[Code that draws figures]
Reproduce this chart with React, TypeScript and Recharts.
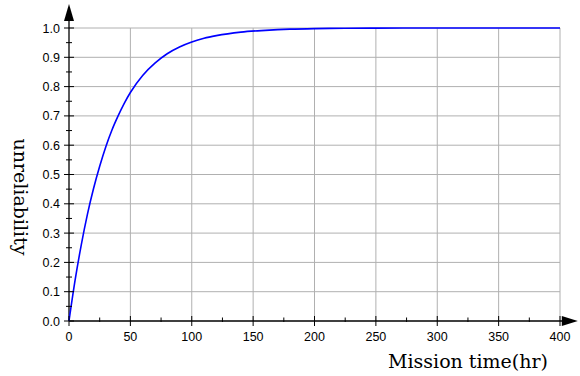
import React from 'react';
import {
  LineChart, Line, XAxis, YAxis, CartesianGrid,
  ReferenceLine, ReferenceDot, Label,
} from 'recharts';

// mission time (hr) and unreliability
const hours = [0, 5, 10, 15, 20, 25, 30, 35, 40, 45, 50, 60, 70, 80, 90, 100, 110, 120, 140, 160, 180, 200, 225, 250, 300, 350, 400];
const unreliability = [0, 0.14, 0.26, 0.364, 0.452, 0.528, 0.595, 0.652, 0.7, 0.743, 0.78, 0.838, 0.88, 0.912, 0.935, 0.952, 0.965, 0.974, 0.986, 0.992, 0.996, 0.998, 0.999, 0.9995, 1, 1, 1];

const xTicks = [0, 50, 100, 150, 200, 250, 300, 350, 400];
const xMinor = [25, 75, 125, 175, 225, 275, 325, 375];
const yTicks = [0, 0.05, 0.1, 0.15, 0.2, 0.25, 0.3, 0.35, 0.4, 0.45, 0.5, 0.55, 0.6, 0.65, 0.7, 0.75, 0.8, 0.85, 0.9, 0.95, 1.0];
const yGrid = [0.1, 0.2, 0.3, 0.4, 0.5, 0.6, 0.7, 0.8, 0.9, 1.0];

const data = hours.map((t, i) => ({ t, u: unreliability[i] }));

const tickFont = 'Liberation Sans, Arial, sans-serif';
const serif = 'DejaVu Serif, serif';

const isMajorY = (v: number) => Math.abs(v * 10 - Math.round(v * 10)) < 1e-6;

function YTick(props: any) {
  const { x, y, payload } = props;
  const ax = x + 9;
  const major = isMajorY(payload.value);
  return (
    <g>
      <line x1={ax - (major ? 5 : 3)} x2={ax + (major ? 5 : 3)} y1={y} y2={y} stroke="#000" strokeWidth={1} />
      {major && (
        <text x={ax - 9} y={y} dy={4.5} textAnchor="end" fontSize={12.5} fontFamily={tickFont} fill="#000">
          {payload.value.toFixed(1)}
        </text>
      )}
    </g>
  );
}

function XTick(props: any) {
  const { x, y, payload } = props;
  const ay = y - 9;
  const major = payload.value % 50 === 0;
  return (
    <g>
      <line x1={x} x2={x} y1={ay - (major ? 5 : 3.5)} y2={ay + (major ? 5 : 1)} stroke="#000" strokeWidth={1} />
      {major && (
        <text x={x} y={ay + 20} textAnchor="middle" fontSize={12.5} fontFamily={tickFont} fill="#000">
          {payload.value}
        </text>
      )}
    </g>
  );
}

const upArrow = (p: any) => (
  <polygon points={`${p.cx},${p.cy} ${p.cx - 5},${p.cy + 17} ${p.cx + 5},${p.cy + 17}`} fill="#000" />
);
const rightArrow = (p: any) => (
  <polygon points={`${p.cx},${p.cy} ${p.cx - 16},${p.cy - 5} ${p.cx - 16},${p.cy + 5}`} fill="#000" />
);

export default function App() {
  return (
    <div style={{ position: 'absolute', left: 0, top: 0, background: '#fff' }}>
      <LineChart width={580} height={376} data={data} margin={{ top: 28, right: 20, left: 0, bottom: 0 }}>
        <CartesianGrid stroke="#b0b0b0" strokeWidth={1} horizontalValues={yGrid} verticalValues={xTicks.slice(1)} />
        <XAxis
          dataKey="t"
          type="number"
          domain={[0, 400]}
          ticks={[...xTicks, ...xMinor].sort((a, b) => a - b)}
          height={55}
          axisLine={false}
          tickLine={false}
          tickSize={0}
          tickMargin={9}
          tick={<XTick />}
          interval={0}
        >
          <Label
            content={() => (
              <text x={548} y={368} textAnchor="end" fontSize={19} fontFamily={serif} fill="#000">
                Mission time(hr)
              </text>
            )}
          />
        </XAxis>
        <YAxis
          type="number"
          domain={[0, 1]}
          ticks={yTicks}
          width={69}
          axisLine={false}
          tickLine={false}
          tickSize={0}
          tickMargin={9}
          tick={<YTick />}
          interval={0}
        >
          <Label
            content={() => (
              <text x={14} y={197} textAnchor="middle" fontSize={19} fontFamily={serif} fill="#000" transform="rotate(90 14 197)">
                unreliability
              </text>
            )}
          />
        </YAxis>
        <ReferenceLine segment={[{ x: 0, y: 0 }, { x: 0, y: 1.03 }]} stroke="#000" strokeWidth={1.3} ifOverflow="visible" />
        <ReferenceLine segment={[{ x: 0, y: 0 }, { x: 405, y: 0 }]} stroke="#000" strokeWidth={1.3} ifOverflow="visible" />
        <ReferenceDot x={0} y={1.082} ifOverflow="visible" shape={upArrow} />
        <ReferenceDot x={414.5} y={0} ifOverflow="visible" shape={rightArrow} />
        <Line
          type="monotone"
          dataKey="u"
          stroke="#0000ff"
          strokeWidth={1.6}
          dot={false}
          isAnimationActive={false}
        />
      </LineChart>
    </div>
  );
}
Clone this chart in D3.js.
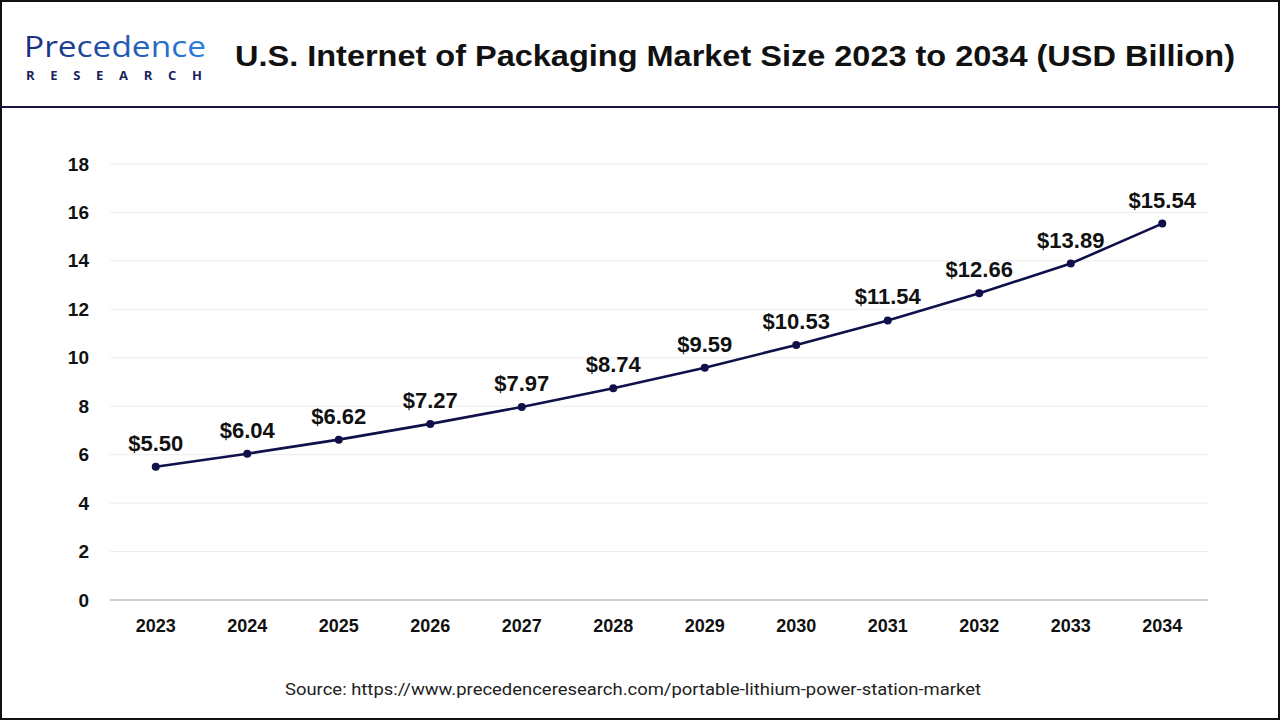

SET PROBLEM ▸
Repeat only the lines between the top of the entries above and the line containing "0.9995, 1, 1, 1];", both ends included, without the pictures.

REPLY ▸
Reproduce this chart with React, TypeScript and Recharts.
import React from 'react';
import {
  LineChart, Line, XAxis, YAxis, CartesianGrid,
  ReferenceLine, ReferenceDot, Label,
} from 'recharts';

// mission time (hr) and unreliability
const hours = [0, 5, 10, 15, 20, 25, 30, 35, 40, 45, 50, 60, 70, 80, 90, 100, 110, 120, 140, 160, 180, 200, 225, 250, 300, 350, 400];
const unreliability = [0, 0.14, 0.26, 0.364, 0.452, 0.528, 0.595, 0.652, 0.7, 0.743, 0.78, 0.838, 0.88, 0.912, 0.935, 0.952, 0.965, 0.974, 0.986, 0.992, 0.996, 0.998, 0.999, 0.9995, 1, 1, 1];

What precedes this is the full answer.